Being Open To Feedback

Listen Now:

One of the most important things we can do for one another is offer feedback. We are all so stuck in our own limited awareness that we can’t see what appears to be so obvious to others. Much of our personal development and growth is a process of elevating our consciousness, becoming more aware of ourselves and how the world works around us, and we need others to point out our blind spots for us.

However, offering feedback can be really challenging. Sometimes you see something that someone else isn’t ready to see, and your mentioning it makes them feel insecure, get defensive, and create confrontation. We hesitate to say anything in the first place because we don’t want to make someone else upset. 

And it makes sense! In times when our understanding is put into question, or ego acts out in an act of self-preservation. Being able to receive feedback is a skill because it requires a lot of emotional control and humility to accept that you have flaws.

Receiving feedback was a big weakness of mine for a long time. If someone disagreed with me, didn’t like my idea, or didn’t understand my perspective - I’d get irritated. It would be difficult to get through to me because my ego held onto how things were so tightly. Fortunately, I now know that it was because of deep insecurities of not wanting to admit that maybe I’m not good enough, so I was unwilling to hear anything that suggested it.

It was an unconscious need that existed in complete contradiction to my conscious desire to grow and improve.

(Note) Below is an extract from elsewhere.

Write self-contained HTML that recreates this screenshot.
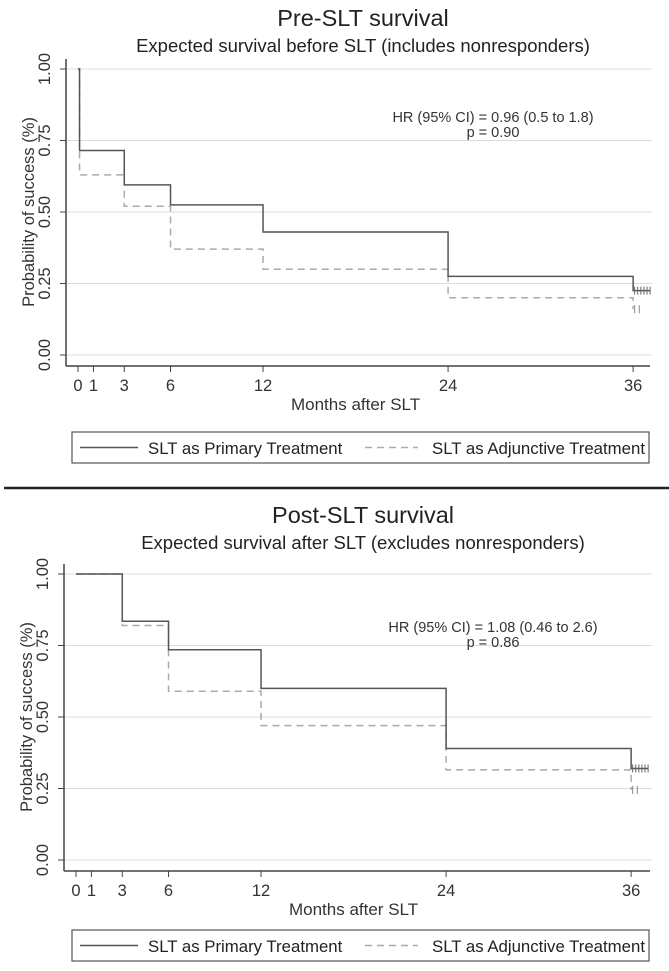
<!DOCTYPE html>
<html><head><meta charset="utf-8"><style>
html,body{margin:0;padding:0;background:#fff}
svg{display:block;font-family:"Liberation Sans",sans-serif}
</style></head><body>
<svg id="chart" width="669" height="971" viewBox="0 0 669 971"></svg>
<script>
const xTicks=[0,1,3,6,12,24,36];
const yTicks=[0,0.25,0.5,0.75,1];
const yTickLabels=["0.00","0.25","0.50","0.75","1.00"];
const preTimes=[0,0.1,3,6,12,24,36];
const prePrimary=[1,0.715,0.595,0.525,0.43,0.275,0.225];
const preAdjunct=[1,0.63,0.52,0.37,0.30,0.20,0.16];
const postTimes=[0,3,6,12,24,36];
const postPrimary=[1,0.835,0.735,0.60,0.39,0.32];
const postAdjunct=[1,0.82,0.59,0.47,0.315,0.245];
const preCensorP=[36.1,36.3,36.5,36.7,36.9,37.1];
const preCensorA=[36.1,36.4];
const postCensorP=[36.1,36.3,36.5,36.7,36.9,37.1];
const postCensorA=[36.1,36.4];

const NS="http://www.w3.org/2000/svg";
const svg=document.getElementById('chart');
function el(tag,attrs,parent,text){const e=document.createElementNS(NS,tag);for(const k in attrs)e.setAttribute(k,attrs[k]);if(text!==undefined)e.textContent=text;(parent||svg).appendChild(e);return e;}

function panel(cfg){
  const g=el('g',{});
  
  
  const X=t=>cfg.x0+t*cfg.xs, Y=v=>cfg.y0-v*(cfg.y0-cfg.y1);
  let t=el('text',{x:363,y:cfg.titleY,'text-anchor':'middle','font-size':23.5,fill:'#222'},g,cfg.title);
  
  t=el('text',{x:363,y:cfg.subY,'text-anchor':'middle','font-size':18.5,fill:'#222'},g,cfg.sub);
  
  yTicks.forEach((v,i)=>{
    const gl=el('line',{x1:cfg.axX,x2:652,y1:Y(v),y2:Y(v),stroke:'#dcdcdc','stroke-width':1},g);
    
    el('line',{x1:cfg.axX-6,x2:cfg.axX,y1:Y(v),y2:Y(v),stroke:'#444'},g);
    const tl=el('text',{transform:`translate(${cfg.axX-16},${Y(v)}) rotate(-90)`,'text-anchor':'middle','font-size':16.5,fill:'#333'},g,yTickLabels[i]);
    
  });
  const yt=el('text',{transform:`translate(${cfg.axX-32},${(Y(0)+Y(1))/2}) rotate(-90)`,'text-anchor':'middle','font-size':16.5,fill:'#333'},g,'Probability of success (%)');
  
  el('line',{x1:cfg.axX,x2:cfg.axX,y1:Y(1)-10,y2:cfg.axY,stroke:'#444','stroke-width':1.5},g);
  el('line',{x1:cfg.axX,x2:650,y1:cfg.axY,y2:cfg.axY,stroke:'#444','stroke-width':1.5},g);
  xTicks.forEach(v=>{
    el('line',{x1:X(v),x2:X(v),y1:cfg.axY,y2:cfg.axY+6,stroke:'#444'},g);
    const tl=el('text',{x:X(v),y:cfg.axY+25,'text-anchor':'middle','font-size':16.5,fill:'#333'},g,String(v));
    
  });
  const xt=el('text',{x:(X(0)+X(36))/2,y:cfg.axY+44,'text-anchor':'middle','font-size':17,fill:'#333'},g,'Months after SLT');
  
  function step(times,vals,end,style,name){
    let d=`M${X(times[0])},${Y(vals[0])}`;
    for(let i=1;i<times.length;i++){d+=`H${X(times[i])}V${Y(vals[i])}`;}
    d+=`H${X(end)}`;
    const p=el('path',Object.assign({d:d,fill:'none'},style),g);
    
  }
  step(cfg.times,cfg.adj,36,{stroke:'#aaa','stroke-width':1.5,'stroke-dasharray':'7,5'},'adjunctive-curve');
  step(cfg.times,cfg.prim,37.1,{stroke:'#555','stroke-width':1.5},'primary-curve');
  const lp=cfg.prim[cfg.prim.length-1], la=cfg.adj[cfg.adj.length-1];
  cfg.cP.forEach(c=>{const m=el('line',{x1:X(c),x2:X(c),y1:Y(lp)-4,y2:Y(lp)+4,stroke:'#666'},g);});
  cfg.cA.forEach(c=>{const m=el('line',{x1:X(c),x2:X(c),y1:Y(la)-4,y2:Y(la)+4,stroke:'#888'},g);});
  t=el('text',{x:493,y:cfg.hrY,'text-anchor':'middle','font-size':14.5,fill:'#333'},g,cfg.hr);
  
  t=el('text',{x:493,y:cfg.hrY+15,'text-anchor':'middle','font-size':14.5,fill:'#333'},g,cfg.p);
  
  const lg=el('g',{},g);
  
  el('rect',{x:72,y:cfg.legY,width:577,height:31,fill:'#fff',stroke:'#555','stroke-width':1.2},lg);
  el('line',{x1:80,x2:138,y1:cfg.legY+15.5,y2:cfg.legY+15.5,stroke:'#555','stroke-width':1.5},lg);
  let le=el('text',{x:148,y:cfg.legY+22,'font-size':16.8,fill:'#222'},lg,'SLT as Primary Treatment');
  
  el('line',{x1:365,x2:418,y1:cfg.legY+15.5,y2:cfg.legY+15.5,stroke:'#aaa','stroke-width':1.5,'stroke-dasharray':'7,5'},lg);
  le=el('text',{x:432,y:cfg.legY+22,'font-size':16.8,fill:'#222'},lg,'SLT as Adjunctive Treatment');
  
}
panel({name:'pre-slt-panel',title:'Pre-SLT survival',sub:'Expected survival before SLT (includes nonresponders)',titleY:26,subY:52,
  x0:78,xs:15.42,y0:355,y1:69,axX:66,axY:366,times:preTimes,prim:prePrimary,adj:preAdjunct,cP:preCensorP,cA:preCensorA,
  hr:'HR (95% CI) = 0.96 (0.5 to 1.8)',p:'p = 0.90',hrY:122,legY:432});
const dv=el('line',{x1:4,x2:669,y1:488,y2:488,stroke:'#222','stroke-width':2.5});

panel({name:'post-slt-panel',title:'Post-SLT survival',sub:'Expected survival after SLT (excludes nonresponders)',titleY:523,subY:549,
  x0:76,xs:15.42,y0:860,y1:574,axX:64,axY:871,times:postTimes,prim:postPrimary,adj:postAdjunct,cP:postCensorP,cA:postCensorA,
  hr:'HR (95% CI) = 1.08 (0.46 to 2.6)',p:'p = 0.86',hrY:632,legY:930});
</script>
</body></html>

And for too long I stopped getting feedback that would have genuinely helped me because I was so unpleasant about it, and it made people more reluctant to offer it knowing that it usually didn’t go well.

But here’s what shifted for me: I started observing my mood more and noting moments that set me off. And in that reflection I saw a consistent pattern that it was related to other people sharing their perspective and feedback with me. 

That practice primed my awareness and 1) Helped me regulate myself in moments where I was receiving feedback, and 2) Caused me to ask for feedback more knowing that I wasn’t getting it. What happened was I started noticing my life improving because of these suggestions, which caused my ego to slowly get quieter.

Of course I’m still very much in progress with this, but now I really value feedback, I welcome it, and I have the awareness to know that any irritation I feel when I start to receive it doesn’t serve me, and I have practices in place to be able to regulate it.